VOICES AT THE LATE HOUR

By

Pub Date: June 1st, 1988
Publisher: Univ. of Georgia Press

First published in 1971, this is a dark rumination on the brief life after a nuclear holocaust--the first of Scandinavian writer Carpelan's novels to be translated into English. It's June in Finland, and Tomas, Vera, and their young son, Martin, are about to take a vacation in the country--it's the annual Midsummer get-together with relatives. Suddenly, on Friday evening, there's a nuclear explosion far to the North. Arriving at their country place, Tomas finds that others have managed to get through--his cousin Bert, Bert's wife Helena, Bert's sister Rosa, and her husband Max.

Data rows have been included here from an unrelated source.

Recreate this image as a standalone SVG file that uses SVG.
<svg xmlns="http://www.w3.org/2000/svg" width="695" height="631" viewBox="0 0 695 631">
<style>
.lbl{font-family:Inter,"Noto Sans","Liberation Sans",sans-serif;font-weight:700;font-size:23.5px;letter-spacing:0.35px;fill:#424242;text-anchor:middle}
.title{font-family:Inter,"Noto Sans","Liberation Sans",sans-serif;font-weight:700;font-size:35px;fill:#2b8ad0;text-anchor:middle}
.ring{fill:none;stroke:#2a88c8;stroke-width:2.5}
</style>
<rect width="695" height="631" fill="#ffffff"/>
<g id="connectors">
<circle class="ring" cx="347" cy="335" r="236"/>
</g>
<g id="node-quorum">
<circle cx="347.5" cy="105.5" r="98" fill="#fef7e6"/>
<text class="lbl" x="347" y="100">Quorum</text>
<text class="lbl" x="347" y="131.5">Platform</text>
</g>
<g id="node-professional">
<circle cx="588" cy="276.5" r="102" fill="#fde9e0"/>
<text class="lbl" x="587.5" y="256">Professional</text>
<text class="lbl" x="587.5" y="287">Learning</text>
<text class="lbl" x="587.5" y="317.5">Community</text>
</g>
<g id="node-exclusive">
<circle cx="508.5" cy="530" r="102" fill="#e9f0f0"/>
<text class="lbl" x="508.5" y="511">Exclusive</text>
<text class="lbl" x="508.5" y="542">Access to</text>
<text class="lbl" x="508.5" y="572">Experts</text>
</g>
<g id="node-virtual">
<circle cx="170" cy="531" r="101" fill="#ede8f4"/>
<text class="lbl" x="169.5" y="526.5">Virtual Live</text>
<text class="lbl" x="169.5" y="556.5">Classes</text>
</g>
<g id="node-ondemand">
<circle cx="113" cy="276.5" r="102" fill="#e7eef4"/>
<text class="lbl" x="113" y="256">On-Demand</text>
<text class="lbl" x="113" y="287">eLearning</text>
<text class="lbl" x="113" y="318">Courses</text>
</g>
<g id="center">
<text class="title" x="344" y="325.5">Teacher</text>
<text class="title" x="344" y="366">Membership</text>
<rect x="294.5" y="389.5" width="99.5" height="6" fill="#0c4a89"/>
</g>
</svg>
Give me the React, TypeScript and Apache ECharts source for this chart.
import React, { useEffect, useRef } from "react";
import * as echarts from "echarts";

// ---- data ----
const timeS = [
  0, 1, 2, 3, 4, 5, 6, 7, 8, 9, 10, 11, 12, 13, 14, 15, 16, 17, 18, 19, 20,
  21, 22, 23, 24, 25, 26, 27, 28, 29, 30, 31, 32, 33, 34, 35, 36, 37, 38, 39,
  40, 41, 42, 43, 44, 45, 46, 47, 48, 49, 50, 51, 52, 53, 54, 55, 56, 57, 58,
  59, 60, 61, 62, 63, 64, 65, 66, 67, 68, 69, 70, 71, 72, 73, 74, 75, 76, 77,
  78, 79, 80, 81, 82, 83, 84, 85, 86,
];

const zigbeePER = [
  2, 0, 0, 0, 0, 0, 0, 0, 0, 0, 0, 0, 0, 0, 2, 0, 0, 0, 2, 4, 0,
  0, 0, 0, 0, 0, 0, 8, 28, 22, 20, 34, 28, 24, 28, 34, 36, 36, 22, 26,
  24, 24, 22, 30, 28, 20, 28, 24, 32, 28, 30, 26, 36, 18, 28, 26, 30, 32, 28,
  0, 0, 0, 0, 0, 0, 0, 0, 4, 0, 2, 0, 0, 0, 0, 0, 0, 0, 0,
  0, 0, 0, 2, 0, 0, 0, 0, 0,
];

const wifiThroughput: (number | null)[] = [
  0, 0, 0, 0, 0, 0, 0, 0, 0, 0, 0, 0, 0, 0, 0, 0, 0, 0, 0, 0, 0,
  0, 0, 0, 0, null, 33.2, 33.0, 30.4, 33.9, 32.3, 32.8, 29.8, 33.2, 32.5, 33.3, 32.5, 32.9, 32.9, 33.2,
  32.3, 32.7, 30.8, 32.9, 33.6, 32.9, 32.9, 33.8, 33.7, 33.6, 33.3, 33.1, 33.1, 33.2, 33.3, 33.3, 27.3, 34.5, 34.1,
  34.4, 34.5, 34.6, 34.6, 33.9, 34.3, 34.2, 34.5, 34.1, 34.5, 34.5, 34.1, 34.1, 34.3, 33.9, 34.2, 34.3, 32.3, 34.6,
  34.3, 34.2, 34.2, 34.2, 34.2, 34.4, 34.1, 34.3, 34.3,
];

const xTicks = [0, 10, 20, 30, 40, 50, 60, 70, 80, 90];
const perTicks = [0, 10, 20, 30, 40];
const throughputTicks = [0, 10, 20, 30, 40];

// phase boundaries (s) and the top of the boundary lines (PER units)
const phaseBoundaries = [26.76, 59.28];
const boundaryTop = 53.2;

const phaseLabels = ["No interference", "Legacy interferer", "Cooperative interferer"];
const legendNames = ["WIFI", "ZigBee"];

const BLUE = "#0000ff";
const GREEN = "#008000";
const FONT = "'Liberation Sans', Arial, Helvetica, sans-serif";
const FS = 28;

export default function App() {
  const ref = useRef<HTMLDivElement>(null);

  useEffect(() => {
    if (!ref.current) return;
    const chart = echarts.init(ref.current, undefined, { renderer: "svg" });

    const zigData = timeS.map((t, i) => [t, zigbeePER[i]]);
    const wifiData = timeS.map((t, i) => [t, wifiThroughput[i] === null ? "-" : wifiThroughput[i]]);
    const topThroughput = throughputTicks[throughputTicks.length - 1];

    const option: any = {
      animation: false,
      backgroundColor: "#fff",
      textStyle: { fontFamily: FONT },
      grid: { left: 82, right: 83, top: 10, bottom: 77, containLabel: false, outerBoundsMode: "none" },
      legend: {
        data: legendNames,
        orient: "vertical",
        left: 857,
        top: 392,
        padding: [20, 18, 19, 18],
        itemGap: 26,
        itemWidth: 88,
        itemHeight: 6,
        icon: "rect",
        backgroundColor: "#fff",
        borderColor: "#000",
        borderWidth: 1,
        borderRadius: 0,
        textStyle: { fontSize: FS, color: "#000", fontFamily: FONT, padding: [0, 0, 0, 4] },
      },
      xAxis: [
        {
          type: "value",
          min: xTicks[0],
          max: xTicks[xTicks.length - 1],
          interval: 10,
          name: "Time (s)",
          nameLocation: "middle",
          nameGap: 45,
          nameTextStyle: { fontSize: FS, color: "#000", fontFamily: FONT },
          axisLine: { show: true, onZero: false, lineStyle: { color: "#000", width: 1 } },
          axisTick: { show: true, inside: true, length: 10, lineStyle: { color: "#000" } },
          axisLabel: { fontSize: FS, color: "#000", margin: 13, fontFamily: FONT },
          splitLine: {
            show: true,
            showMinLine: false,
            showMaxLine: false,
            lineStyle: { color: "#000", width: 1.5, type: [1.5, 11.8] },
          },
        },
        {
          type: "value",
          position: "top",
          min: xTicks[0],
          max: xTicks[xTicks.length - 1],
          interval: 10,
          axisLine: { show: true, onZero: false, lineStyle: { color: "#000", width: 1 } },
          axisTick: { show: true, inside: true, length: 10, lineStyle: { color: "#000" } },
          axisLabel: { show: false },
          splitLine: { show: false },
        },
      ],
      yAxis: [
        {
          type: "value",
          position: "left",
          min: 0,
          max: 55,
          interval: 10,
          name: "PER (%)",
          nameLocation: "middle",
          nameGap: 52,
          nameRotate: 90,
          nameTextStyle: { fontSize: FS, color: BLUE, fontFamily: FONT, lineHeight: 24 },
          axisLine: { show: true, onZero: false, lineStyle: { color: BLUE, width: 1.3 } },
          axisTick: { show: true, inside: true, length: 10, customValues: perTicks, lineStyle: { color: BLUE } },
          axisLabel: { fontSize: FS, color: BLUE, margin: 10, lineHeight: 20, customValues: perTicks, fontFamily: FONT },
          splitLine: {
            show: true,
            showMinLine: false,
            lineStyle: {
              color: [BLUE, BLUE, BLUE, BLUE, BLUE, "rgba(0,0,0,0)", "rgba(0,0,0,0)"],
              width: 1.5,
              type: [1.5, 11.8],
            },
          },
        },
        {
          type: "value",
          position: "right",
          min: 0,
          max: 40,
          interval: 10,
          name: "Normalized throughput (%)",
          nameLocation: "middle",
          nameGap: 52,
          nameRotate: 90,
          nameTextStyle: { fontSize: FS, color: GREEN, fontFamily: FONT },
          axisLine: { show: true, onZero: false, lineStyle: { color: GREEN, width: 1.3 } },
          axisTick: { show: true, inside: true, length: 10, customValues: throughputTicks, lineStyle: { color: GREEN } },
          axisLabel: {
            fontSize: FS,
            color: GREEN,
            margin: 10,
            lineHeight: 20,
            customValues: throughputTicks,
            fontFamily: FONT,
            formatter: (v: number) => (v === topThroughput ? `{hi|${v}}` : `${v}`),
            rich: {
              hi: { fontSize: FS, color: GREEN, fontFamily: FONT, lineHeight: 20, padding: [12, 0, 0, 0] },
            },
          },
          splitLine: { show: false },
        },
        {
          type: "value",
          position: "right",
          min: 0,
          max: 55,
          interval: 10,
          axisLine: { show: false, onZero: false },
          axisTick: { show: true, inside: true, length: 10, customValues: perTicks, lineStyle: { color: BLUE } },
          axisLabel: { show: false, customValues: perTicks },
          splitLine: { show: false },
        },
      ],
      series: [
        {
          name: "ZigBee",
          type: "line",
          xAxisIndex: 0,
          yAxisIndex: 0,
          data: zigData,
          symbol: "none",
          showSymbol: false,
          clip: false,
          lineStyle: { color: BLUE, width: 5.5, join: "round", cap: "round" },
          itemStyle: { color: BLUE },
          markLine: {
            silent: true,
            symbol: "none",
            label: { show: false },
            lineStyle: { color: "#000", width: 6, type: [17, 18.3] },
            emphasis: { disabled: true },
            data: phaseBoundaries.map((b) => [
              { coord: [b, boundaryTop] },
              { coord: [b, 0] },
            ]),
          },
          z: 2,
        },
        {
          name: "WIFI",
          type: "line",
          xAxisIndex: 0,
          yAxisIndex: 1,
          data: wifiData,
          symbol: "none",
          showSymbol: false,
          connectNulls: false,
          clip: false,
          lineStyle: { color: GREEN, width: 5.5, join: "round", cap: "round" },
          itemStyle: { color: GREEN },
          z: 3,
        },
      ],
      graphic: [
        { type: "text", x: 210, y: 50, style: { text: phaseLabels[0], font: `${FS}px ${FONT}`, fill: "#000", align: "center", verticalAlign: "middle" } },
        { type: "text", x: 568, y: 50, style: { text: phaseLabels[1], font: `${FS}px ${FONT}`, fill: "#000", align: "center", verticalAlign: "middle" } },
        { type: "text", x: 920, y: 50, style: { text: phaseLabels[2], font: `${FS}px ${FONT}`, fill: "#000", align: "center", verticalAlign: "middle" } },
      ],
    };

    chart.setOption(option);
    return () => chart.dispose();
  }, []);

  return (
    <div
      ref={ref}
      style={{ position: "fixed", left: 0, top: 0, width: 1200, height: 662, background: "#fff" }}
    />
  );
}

Along with Tomas' mother, they make the eight voices that resonate throughout this book in the one day before Sunday's second nuclear explosion ends life on earth (a cause for the war--or even who exactly the combatants are--is never given). Grandmother relates her escape from another historical disaster (the Russian Revolution); Bert recalls his alienation from his father; Vera talks about Tomas' short affair with Helena; Helena explains her frigidity; and Tomas fights his own anxiety. Didactic and brooding, but nevertheless haunting in the ordinary humanity of people faced with the unthinkable: ""This god who blows up the globe and wipes his mouth with the back of his hand."" All in all, a series of small monologues--each character steps forward as if on stage--with a result that is thought-provoking and poignant.